Charlie : Et c’est donc ensuite, et seulement ensuite, que tout s’est enchaîné ?

B.L : Aucun doute. Dès mars, les occupants ont été plus nombreux –entre 50 et 100 – et ils ont pu empêcher le déboisement qui était alors prévu.  Au passage, des gens plus radicaux sont en effet arrivés, qui ont construit des barricades qui ne tenaient d’ailleurs pas dix minutes. Dans tous les cas, l’escalade vient de là. Et de l’arrivée de Valls à Matignon : en septembre, entre 150 et 200 gardes mobiles ont été « réservés » trois semaines pour imposer le barrage de Sivens.

Charlie : En dehors des zadistes, qui refuse localement le barrage ?

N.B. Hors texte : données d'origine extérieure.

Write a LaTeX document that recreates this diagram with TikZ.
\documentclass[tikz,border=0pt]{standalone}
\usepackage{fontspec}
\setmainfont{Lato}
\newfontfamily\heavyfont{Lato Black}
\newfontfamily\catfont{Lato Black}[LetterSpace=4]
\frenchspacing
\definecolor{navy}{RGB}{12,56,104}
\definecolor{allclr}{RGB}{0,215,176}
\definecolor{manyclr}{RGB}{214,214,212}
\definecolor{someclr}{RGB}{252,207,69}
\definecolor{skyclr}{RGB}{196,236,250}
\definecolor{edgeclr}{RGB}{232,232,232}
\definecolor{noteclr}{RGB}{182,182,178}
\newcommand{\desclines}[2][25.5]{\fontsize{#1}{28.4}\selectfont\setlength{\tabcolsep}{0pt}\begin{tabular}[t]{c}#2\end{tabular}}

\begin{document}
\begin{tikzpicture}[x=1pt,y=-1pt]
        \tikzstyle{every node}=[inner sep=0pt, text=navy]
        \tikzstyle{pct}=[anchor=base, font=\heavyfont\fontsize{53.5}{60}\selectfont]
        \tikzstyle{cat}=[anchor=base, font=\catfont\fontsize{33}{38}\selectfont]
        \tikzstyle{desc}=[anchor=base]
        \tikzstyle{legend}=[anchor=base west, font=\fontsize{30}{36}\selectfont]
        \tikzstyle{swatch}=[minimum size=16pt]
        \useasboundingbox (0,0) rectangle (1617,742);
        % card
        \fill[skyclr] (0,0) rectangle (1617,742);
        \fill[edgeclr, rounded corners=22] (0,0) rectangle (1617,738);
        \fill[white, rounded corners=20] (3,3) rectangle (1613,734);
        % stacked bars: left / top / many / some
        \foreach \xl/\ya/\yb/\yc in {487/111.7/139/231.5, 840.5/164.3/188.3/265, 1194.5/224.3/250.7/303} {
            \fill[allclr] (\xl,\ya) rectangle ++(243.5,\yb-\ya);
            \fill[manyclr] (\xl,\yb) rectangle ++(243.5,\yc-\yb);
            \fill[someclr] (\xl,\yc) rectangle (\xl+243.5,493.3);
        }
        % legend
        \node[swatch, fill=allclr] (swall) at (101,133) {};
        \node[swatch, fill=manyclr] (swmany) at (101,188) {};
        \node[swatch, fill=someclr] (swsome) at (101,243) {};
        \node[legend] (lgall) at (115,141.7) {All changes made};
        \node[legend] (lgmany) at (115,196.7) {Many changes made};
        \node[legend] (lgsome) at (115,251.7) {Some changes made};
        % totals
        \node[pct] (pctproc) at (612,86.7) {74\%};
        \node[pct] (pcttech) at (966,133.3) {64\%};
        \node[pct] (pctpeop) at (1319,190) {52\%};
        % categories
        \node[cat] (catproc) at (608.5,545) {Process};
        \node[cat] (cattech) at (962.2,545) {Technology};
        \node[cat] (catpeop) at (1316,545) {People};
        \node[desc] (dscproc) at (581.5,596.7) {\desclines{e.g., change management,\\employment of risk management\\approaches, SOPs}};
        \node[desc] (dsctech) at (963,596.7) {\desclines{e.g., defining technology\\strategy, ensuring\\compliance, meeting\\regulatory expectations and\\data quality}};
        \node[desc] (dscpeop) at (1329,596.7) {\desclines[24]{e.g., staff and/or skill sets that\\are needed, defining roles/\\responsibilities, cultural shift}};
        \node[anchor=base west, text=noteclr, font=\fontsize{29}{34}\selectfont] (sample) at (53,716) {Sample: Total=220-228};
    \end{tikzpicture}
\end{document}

B.L : Je voudrais d’abord parler des paysans, car le conseil général du Tarn a toujours prétendu que le monde agricole était pour, unanimement. Or il y a des paysans locaux, comme par exemple Pierre Lacoste, qui sont contre, et qui soutiennent depuis le début les zadistes. Et il faut citer le réseau de paysans bio de Nature et Progrès Tarn, très actif. Enfin, la Confédération paysanne est venue en renfort avec des tracteurs, réclamant au passage un moratoire. S’ajoutent au combat Attac, très présent dans le Tarn, ainsi que les associations historiques de France Nature Environnement (FNE). Des individus comme moi se sont greffés au fil du temps à la bagarre.

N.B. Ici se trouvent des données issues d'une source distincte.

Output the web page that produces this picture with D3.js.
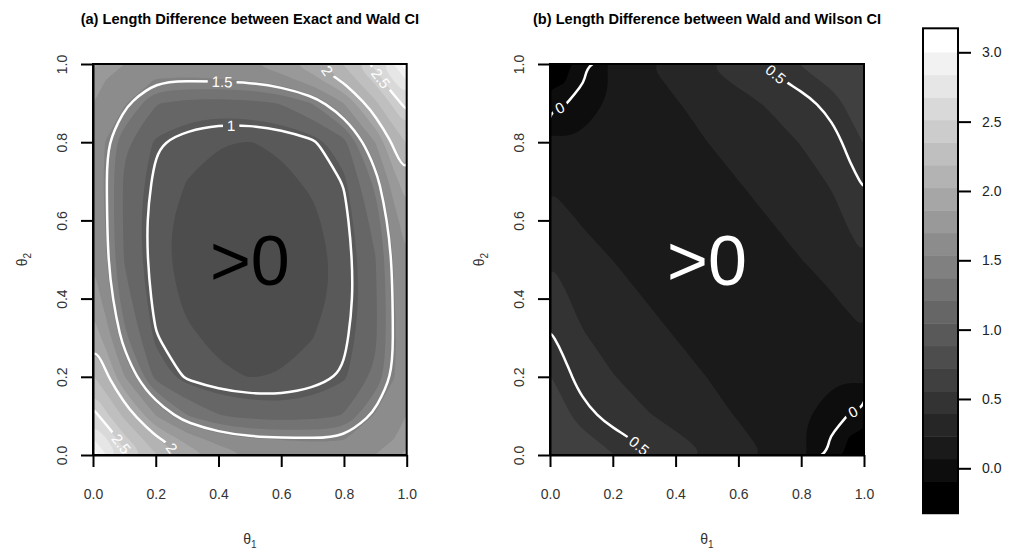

Charlie : Ségolène Royal a annoncé on ne sait plus bien quoi. Y aura-t-il un barrage ?

B.L : Nous avons désormais bon espoir qu’aucun barrage ne sera construit. Les experts qu’elle a nommés, dans leur fameux rapport, nous ont donné raison sur des points décisifs que nous avions avancé il y a un an sans être écoutés par le conseil général. Cela nous donne une sacrée crédibilité ! On est loin de cette image manipulée de zadistes maniant la barre de fer et terrorisant la population locale.

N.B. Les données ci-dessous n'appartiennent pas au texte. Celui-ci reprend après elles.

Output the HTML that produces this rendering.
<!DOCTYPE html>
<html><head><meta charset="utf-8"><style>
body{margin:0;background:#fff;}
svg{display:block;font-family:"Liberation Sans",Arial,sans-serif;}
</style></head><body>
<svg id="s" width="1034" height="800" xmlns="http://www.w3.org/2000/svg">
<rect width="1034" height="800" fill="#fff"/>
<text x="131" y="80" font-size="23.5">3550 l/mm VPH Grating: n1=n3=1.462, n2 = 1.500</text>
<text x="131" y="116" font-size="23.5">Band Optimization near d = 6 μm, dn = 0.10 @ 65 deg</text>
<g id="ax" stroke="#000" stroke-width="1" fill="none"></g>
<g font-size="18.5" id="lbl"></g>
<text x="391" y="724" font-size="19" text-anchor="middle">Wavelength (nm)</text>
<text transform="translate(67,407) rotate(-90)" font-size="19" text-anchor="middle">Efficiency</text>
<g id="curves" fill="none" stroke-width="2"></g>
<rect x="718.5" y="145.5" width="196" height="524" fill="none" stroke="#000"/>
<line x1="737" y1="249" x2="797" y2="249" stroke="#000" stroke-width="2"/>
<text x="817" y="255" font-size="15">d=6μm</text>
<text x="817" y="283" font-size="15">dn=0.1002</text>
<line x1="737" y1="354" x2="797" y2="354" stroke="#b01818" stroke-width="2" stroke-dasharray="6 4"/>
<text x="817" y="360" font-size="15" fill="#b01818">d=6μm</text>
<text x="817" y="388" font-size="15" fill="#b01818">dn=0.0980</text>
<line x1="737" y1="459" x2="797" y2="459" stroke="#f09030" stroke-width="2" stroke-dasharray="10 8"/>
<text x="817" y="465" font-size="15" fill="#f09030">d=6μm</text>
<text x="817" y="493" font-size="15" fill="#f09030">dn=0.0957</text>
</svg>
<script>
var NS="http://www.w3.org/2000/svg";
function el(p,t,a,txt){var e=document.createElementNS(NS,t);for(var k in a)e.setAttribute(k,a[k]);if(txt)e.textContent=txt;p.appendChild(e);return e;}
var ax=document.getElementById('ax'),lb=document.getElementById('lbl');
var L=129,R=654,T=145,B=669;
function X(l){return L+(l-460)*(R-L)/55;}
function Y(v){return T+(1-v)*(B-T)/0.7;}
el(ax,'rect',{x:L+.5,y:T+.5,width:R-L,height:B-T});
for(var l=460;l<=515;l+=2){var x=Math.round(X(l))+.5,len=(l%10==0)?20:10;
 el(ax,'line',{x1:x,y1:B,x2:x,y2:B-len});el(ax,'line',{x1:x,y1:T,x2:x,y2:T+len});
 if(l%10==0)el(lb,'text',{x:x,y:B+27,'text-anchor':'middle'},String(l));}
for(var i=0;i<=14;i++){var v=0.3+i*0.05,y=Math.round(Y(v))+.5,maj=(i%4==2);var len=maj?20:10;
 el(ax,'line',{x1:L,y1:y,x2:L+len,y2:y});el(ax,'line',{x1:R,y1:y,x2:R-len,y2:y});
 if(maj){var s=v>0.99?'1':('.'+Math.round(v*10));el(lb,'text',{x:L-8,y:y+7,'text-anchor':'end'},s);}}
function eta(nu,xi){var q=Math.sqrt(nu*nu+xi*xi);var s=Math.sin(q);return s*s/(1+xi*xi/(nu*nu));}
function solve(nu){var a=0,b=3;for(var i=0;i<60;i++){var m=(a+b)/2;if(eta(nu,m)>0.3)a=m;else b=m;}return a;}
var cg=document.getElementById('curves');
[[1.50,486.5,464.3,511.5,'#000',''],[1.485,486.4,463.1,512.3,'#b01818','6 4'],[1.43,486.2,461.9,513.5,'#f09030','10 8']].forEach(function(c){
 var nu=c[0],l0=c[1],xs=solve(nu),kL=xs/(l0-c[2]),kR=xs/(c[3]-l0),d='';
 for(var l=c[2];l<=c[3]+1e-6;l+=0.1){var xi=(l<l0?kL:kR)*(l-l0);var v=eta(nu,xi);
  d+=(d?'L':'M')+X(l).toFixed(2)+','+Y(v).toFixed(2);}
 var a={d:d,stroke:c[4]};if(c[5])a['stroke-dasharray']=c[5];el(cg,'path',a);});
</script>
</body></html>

Charlie : Encore un mot sur la violence. Sans les affrontements avec les gendarmes, sans la détermination des zadistes, où en serait le barrage aujourd’hui ?

B. L : Il serait aux trois quarts construit.

Encadré 1

L’homme aux pesticides entre les dents

La menace bolchevique n’étant plus disponible, Xavier Beulin, président de la FNSEA – syndic(at) de faillite des paysans – vient d’inventer pire encore. Les écologistes de Sivens seraient des « djihadistes verts ». On pourrait en ricaner si ce n’était autant sérieux. Car derrière ce gros céréalier de la Beauce se profile une radicalisation croissante des paysans qu’il manipule.

Beulin déjeune régulièrement avec Hollande, à qui il promet de créer plein d’emplois à condition qu’on dérégule la profession. Plus de contraintes, plus de règles, nitrates à tous les étages ! Il veut en outre créer un statut du paysan qui serait refusé aux plus petits, ceux dont les surfaces ne lui paraissent pas dignes des grasses subventions qu’il reçoit.

Autre aspect de ce grand personnage : Sofiprotéol, énorme groupe industriel  qui pèse 7 milliards d’euros de chiffre d’affaires (en 2013). Beulin n’est pas seulement « syndicaliste » : il est également le patron de Sofiprotéol et joue un rôle crucial dans des dossiers comme celui de la ferme des 1000 vaches. Sofiprotéol commercialise plus de la moitié des pesticides épandus en France. Cet homme aime la vie.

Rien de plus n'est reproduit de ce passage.